RIVERSIDE, California– A Corona man who had a stolen, blue mail-collection box in his living room was arrested today on federal charges that allege he stole mail, “washed” checks that he found and cashed the checks using a stolen identity.
Paul Wagner, 28, was arrested this morning without incident and is expected to be arraigned in United States District Court this afternoon on a three-count indictment.
Wagner is charged with bank fraud, aggravated identity theft and possession of stolen mail.
Wagner allegedly participated in a scheme that stole mail to find checks. Once Wagner obtained the checks, he would “wash” the checks – meaning that he would remove the payee's name by physically scraping off the ink or using chemicals to erase the ink. After the check had been washed, Wagner altered the payee to make the check payable to the name of the identity theft victim, according to the indictment.

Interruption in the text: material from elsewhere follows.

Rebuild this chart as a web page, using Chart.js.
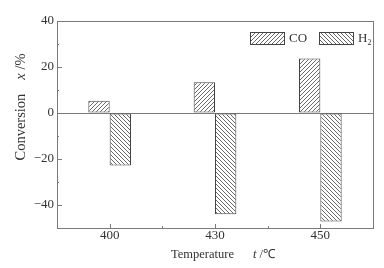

The indictment specifically alleges that Wagner cashed a check at a Bank of America branch on November 15, 2015 using a driver's license with the name of an identity theft victim.
During a search of residence on March 1, authorities recovered hundreds of stolen checks, check-washing materials, and a large mail collection box that had been stolen from a street in Riverside.
“The frequency of mail theft is rising at a concerning rate across Southern California,” said United States Attorney Eileen M. Decker. “This criminal activity harms both individuals and businesses in large numbers, and we appreciate the efforts of the Postal Inspection Service in combating this trend.”
Robert Wemyss, Inspector in Charge of the Postal Inspection Service's Los Angeles Division, noted, “Anyone who attempts to remove mail from a U.S. mail receptacle should be aware that Postal Inspectors, with the full cooperation of their law enforcement partners, will vigorously pursue, arrest, and bring to justice anyone who commits a crime against the U.S. Postal Service or its customers.”
An indictment contains allegations that a defendant has committed a crime. Every defendant is presumed to be innocent until and unless proven guilty in court.
If he convicted of the charges in the indictment, Wagner would face a statutory maximum sentence of 37 years in federal prison.
This case was investigated by the United States Postal Inspection Service and the Riverside County Sheriff's Department.